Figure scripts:
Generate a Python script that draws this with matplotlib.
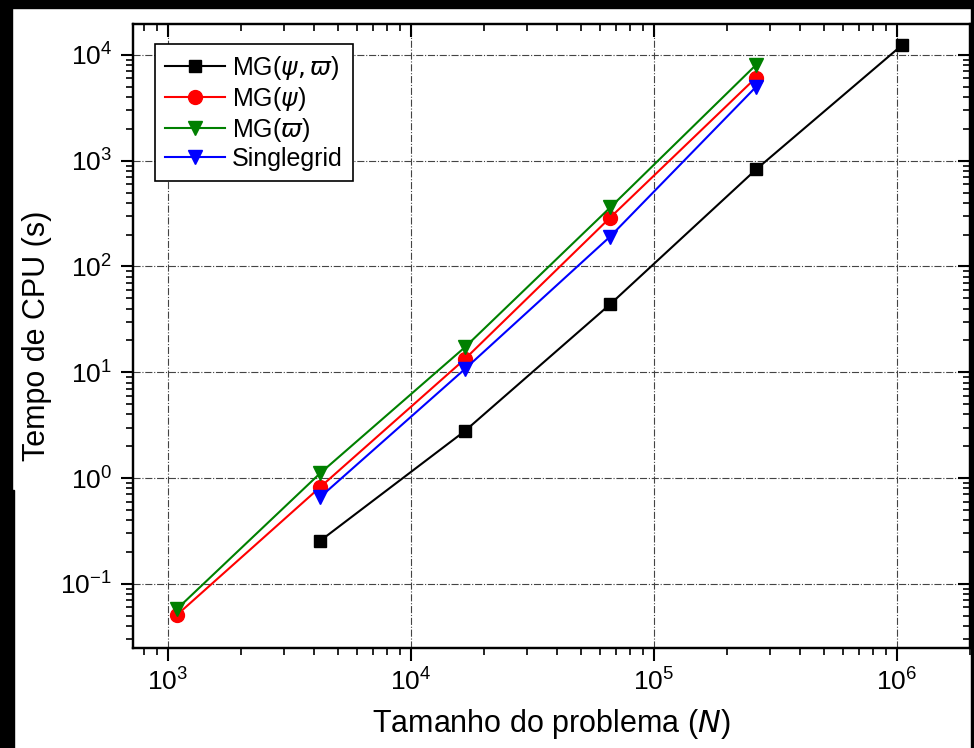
import matplotlib
matplotlib.use("Agg")
import matplotlib.pyplot as plt
from matplotlib.patches import Rectangle
from matplotlib.ticker import LogLocator, NullFormatter

plt.rcParams['font.family'] = ['Liberation Sans', 'DejaVu Sans']
plt.rcParams['axes.unicode_minus'] = False
plt.rcParams['axes.linewidth'] = 1.6
for k in ('xtick', 'ytick'):
    plt.rcParams[k + '.direction'] = 'out'
    plt.rcParams[k + '.major.size'] = 9
    plt.rcParams[k + '.major.width'] = 1.5
    plt.rcParams[k + '.minor.size'] = 5
    plt.rcParams[k + '.minor.width'] = 1.2
    plt.rcParams[k + '.minor.visible'] = True
    plt.rcParams[k + '.labelsize'] = 19
    plt.rcParams[k + '.major.pad'] = 6

# problem sizes N = (2^k + 1)^2
n_all = [1089, 4225, 16641, 66049, 263169, 1050625]

# CPU time (s)
t_mg_both = [0.255, 2.78, 44, 826, 12400]          # MG(psi, varpi), from N=4225
t_mg_psi = [0.051, 0.82, 13.3, 290, 6100]          # MG(psi)
t_mg_varpi = [0.058, 1.11, 17.2, 361, 8050]        # MG(varpi)
t_single = [0.66, 10.7, 192, 4990]                 # Singlegrid, from N=4225

xlim = (718, 2.0e6)
ylim = (0.0248, 1.96e4)
rect = [0.1366, 0.1337, 0.8594, 0.8343]

fig = plt.figure(figsize=(9.74, 7.48), dpi=100)
ax = fig.add_axes(rect)

ax.plot(n_all[1:], t_mg_both, color='black', marker='s', markersize=9, lw=1.5,
        label=r'MG($\psi,\varpi$)', zorder=5)
ax.plot(n_all[:5], t_mg_psi, color='red', marker='o', markersize=10, lw=1.5,
        label=r'MG($\psi$)', zorder=5)
ax.plot(n_all[:5], t_mg_varpi, color='green', marker='v', markersize=10, lw=1.5,
        label=r'MG($\varpi$)', zorder=5)
ax.plot(n_all[1:5], t_single, color='blue', marker='v', markersize=10, lw=1.5,
        label='Singlegrid', zorder=5)

ax.set_xscale('log')
ax.set_yscale('log')
ax.set_xlim(xlim)
ax.set_ylim(ylim)
for axis in (ax.xaxis, ax.yaxis):
    axis.set_minor_locator(LogLocator(base=10, subs=range(2, 10), numticks=20))
    axis.set_minor_formatter(NullFormatter())

ax.grid(True, which='major', linestyle='-.', color='#444444', lw=0.8)

ax.set_xlabel(r'Tamanho do problema ($N$)', fontsize=22, labelpad=8)
ax.set_ylabel('Tempo de CPU (s)', fontsize=22, labelpad=6)

leg = ax.legend(loc='upper left', bbox_to_anchor=(0.026, 0.968), fontsize=18,
                handlelength=2.4, handletextpad=0.3, labelspacing=0.12,
                borderpad=0.4, borderaxespad=0, fancybox=False, framealpha=1,
                edgecolor='black')
leg.get_frame().set_linewidth(1.2)

# overlay frame carrying the inward ticks on top and right
fr = fig.add_axes(rect, sharex=ax, sharey=ax)
fr.patch.set_visible(False)
fr.tick_params(which='both', direction='in', top=True, right=True,
               bottom=False, left=False, labelbottom=False, labelleft=False)

# black scan border
for x0, y0, w, h in [(0, 0.989, 1, 0.011), (0, 0.345, 0.012, 0.655),
                     (0, 0, 0.0144, 0.345), (0.997, 0, 0.003, 1)]:
    fig.add_artist(Rectangle((x0, y0), w, h, transform=fig.transFigure,
                             color='black', zorder=20))

fig.savefig('out.png', dpi=100)
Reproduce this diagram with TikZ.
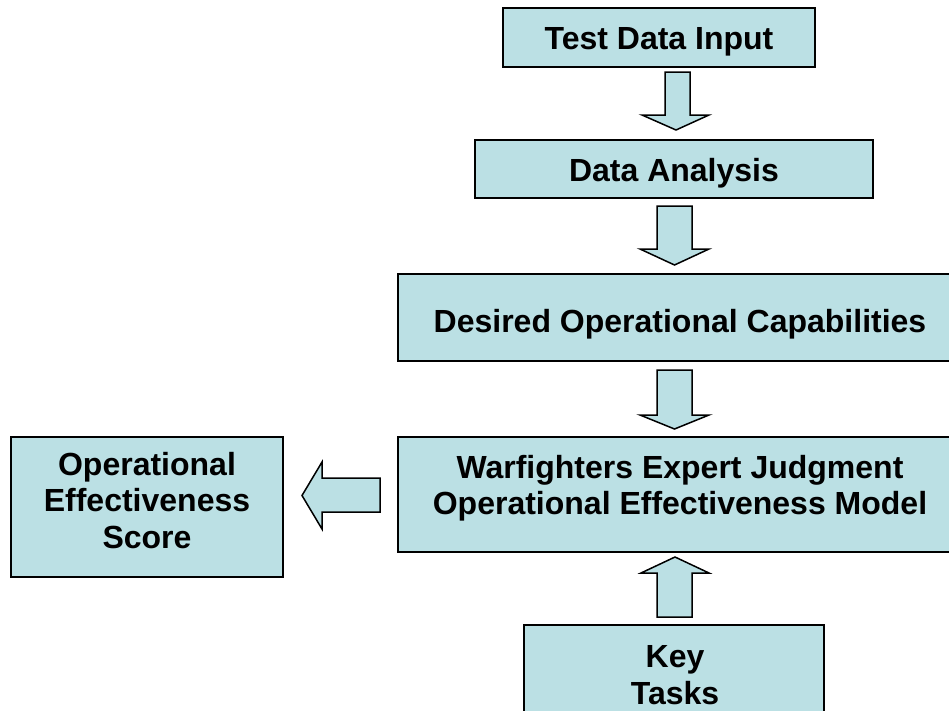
\documentclass[tikz,border=0pt]{standalone}
\usepackage{fontspec}
\setmainfont{Liberation Sans}
\definecolor{boxfill}{RGB}{187,224,228}
\begin{document}
\begin{tikzpicture}[x=1pt,y=-1pt,
  box/.style={draw=black, line width=1.5pt, fill=boxfill, rectangle, inner sep=0pt},
  lbl/.style={font=\fontsize{32}{36.5}\selectfont\bfseries, align=center, inner sep=0pt, text=black},
  blockarrow/.style={draw=black, line width=1.5pt, fill=boxfill, line join=miter}]
\useasboundingbox (0,0) rectangle (949,710);
\clip (0,0) rectangle (949,710);
\fill[white] (0,0) rectangle (949,710);
% boxes
\node[box, minimum width=312pt, minimum height=59pt] (tdi) at (659,37.5) {};
\node[box, minimum width=398pt, minimum height=58pt] (da) at (674,169) {};
\node[box, minimum width=602pt, minimum height=87pt] (doc) at (699,317.5) {};
\node[box, minimum width=602pt, minimum height=115pt] (wej) at (699,494.5) {};
\node[box, minimum width=272pt, minimum height=140pt] (oes) at (147,507) {};
\node[box, minimum width=300pt, minimum height=135pt] (kt) at (674,692.5) {};
% labels
\node[lbl, anchor=base] (tdil) at (659,49.5) {Test Data Input};
\node[lbl, anchor=base] (dal) at (674,181) {Data Analysis};
\node[lbl, anchor=base] (docl) at (680,332.5) {Desired Operational Capabilities};
\node[lbl] (wejl) at (680,488.4) {Warfighters Expert Judgment\\Operational Effectiveness Model};
\node[lbl] (oesl) at (147,500.5) {Operational\\Effectiveness\\Score};
\node[lbl] (ktl) at (675,675.2) {Key\\Tasks};
% block arrows
\draw[blockarrow] (665,72) -- (690,72) -- (690,115) -- (709,115) -- (676,130) -- (642,115) -- (665,115) -- cycle;
\draw[blockarrow] (657,206) -- (692,206) -- (692,249) -- (709,249) -- (674.5,265) -- (640,249) -- (657,249) -- cycle;
\draw[blockarrow] (657,370) -- (692,370) -- (692,415) -- (709,415) -- (674.5,429) -- (640,415) -- (657,415) -- cycle;
\draw[blockarrow] (657,617) -- (692,617) -- (692,573) -- (709,573) -- (675,557) -- (641,573) -- (657,573) -- cycle;
\draw[blockarrow] (380,478) -- (380,512) -- (322,512) -- (322,529) -- (302,495.5) -- (322,462) -- (322,478) -- cycle;
\end{tikzpicture}
\end{document}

#### Work to complete:
Reproduce the material above in full and without alteration, but skip all pictures.

#### Output:
Generate a Python script that draws this with matplotlib.
import matplotlib
matplotlib.use("Agg")
import matplotlib.pyplot as plt
from matplotlib.patches import Rectangle
from matplotlib.ticker import LogLocator, NullFormatter

plt.rcParams['font.family'] = ['Liberation Sans', 'DejaVu Sans']
plt.rcParams['axes.unicode_minus'] = False
plt.rcParams['axes.linewidth'] = 1.6
for k in ('xtick', 'ytick'):
    plt.rcParams[k + '.direction'] = 'out'
    plt.rcParams[k + '.major.size'] = 9
    plt.rcParams[k + '.major.width'] = 1.5
    plt.rcParams[k + '.minor.size'] = 5
    plt.rcParams[k + '.minor.width'] = 1.2
    plt.rcParams[k + '.minor.visible'] = True
    plt.rcParams[k + '.labelsize'] = 19
    plt.rcParams[k + '.major.pad'] = 6

# problem sizes N = (2^k + 1)^2
n_all = [1089, 4225, 16641, 66049, 263169, 1050625]

# CPU time (s)
t_mg_both = [0.255, 2.78, 44, 826, 12400]          # MG(psi, varpi), from N=4225
t_mg_psi = [0.051, 0.82, 13.3, 290, 6100]          # MG(psi)
t_mg_varpi = [0.058, 1.11, 17.2, 361, 8050]        # MG(varpi)
t_single = [0.66, 10.7, 192, 4990]                 # Singlegrid, from N=4225

xlim = (718, 2.0e6)
ylim = (0.0248, 1.96e4)
rect = [0.1366, 0.1337, 0.8594, 0.8343]

fig = plt.figure(figsize=(9.74, 7.48), dpi=100)
ax = fig.add_axes(rect)

ax.plot(n_all[1:], t_mg_both, color='black', marker='s', markersize=9, lw=1.5,
        label=r'MG($\psi,\varpi$)', zorder=5)
ax.plot(n_all[:5], t_mg_psi, color='red', marker='o', markersize=10, lw=1.5,
        label=r'MG($\psi$)', zorder=5)
ax.plot(n_all[:5], t_mg_varpi, color='green', marker='v', markersize=10, lw=1.5,
        label=r'MG($\varpi$)', zorder=5)
ax.plot(n_all[1:5], t_single, color='blue', marker='v', markersize=10, lw=1.5,
        label='Singlegrid', zorder=5)

ax.set_xscale('log')
ax.set_yscale('log')
ax.set_xlim(xlim)
ax.set_ylim(ylim)
for axis in (ax.xaxis, ax.yaxis):
    axis.set_minor_locator(LogLocator(base=10, subs=range(2, 10), numticks=20))
    axis.set_minor_formatter(NullFormatter())

ax.grid(True, which='major', linestyle='-.', color='#444444', lw=0.8)

ax.set_xlabel(r'Tamanho do problema ($N$)', fontsize=22, labelpad=8)
ax.set_ylabel('Tempo de CPU (s)', fontsize=22, labelpad=6)

leg = ax.legend(loc='upper left', bbox_to_anchor=(0.026, 0.968), fontsize=18,
                handlelength=2.4, handletextpad=0.3, labelspacing=0.12,
                borderpad=0.4, borderaxespad=0, fancybox=False, framealpha=1,
                edgecolor='black')
leg.get_frame().set_linewidth(1.2)

# overlay frame carrying the inward ticks on top and right
fr = fig.add_axes(rect, sharex=ax, sharey=ax)
fr.patch.set_visible(False)
fr.tick_params(which='both', direction='in', top=True, right=True,
               bottom=False, left=False, labelbottom=False, labelleft=False)

# black scan border
for x0, y0, w, h in [(0, 0.989, 1, 0.011), (0, 0.345, 0.012, 0.655),
                     (0, 0, 0.0144, 0.345), (0.997, 0, 0.003, 1)]:
    fig.add_artist(Rectangle((x0, y0), w, h, transform=fig.transFigure,
                             color='black', zorder=20))

fig.savefig('out.png', dpi=100)
Reproduce this diagram with TikZ.
\documentclass[tikz,border=0pt]{standalone}
\usepackage{fontspec}
\setmainfont{Liberation Sans}
\definecolor{boxfill}{RGB}{187,224,228}
\begin{document}
\begin{tikzpicture}[x=1pt,y=-1pt,
  box/.style={draw=black, line width=1.5pt, fill=boxfill, rectangle, inner sep=0pt},
  lbl/.style={font=\fontsize{32}{36.5}\selectfont\bfseries, align=center, inner sep=0pt, text=black},
  blockarrow/.style={draw=black, line width=1.5pt, fill=boxfill, line join=miter}]
\useasboundingbox (0,0) rectangle (949,710);
\clip (0,0) rectangle (949,710);
\fill[white] (0,0) rectangle (949,710);
% boxes
\node[box, minimum width=312pt, minimum height=59pt] (tdi) at (659,37.5) {};
\node[box, minimum width=398pt, minimum height=58pt] (da) at (674,169) {};
\node[box, minimum width=602pt, minimum height=87pt] (doc) at (699,317.5) {};
\node[box, minimum width=602pt, minimum height=115pt] (wej) at (699,494.5) {};
\node[box, minimum width=272pt, minimum height=140pt] (oes) at (147,507) {};
\node[box, minimum width=300pt, minimum height=135pt] (kt) at (674,692.5) {};
% labels
\node[lbl, anchor=base] (tdil) at (659,49.5) {Test Data Input};
\node[lbl, anchor=base] (dal) at (674,181) {Data Analysis};
\node[lbl, anchor=base] (docl) at (680,332.5) {Desired Operational Capabilities};
\node[lbl] (wejl) at (680,488.4) {Warfighters Expert Judgment\\Operational Effectiveness Model};
\node[lbl] (oesl) at (147,500.5) {Operational\\Effectiveness\\Score};
\node[lbl] (ktl) at (675,675.2) {Key\\Tasks};
% block arrows
\draw[blockarrow] (665,72) -- (690,72) -- (690,115) -- (709,115) -- (676,130) -- (642,115) -- (665,115) -- cycle;
\draw[blockarrow] (657,206) -- (692,206) -- (692,249) -- (709,249) -- (674.5,265) -- (640,249) -- (657,249) -- cycle;
\draw[blockarrow] (657,370) -- (692,370) -- (692,415) -- (709,415) -- (674.5,429) -- (640,415) -- (657,415) -- cycle;
\draw[blockarrow] (657,617) -- (692,617) -- (692,573) -- (709,573) -- (675,557) -- (641,573) -- (657,573) -- cycle;
\draw[blockarrow] (380,478) -- (380,512) -- (322,512) -- (322,529) -- (302,495.5) -- (322,462) -- (322,478) -- cycle;
\end{tikzpicture}
\end{document}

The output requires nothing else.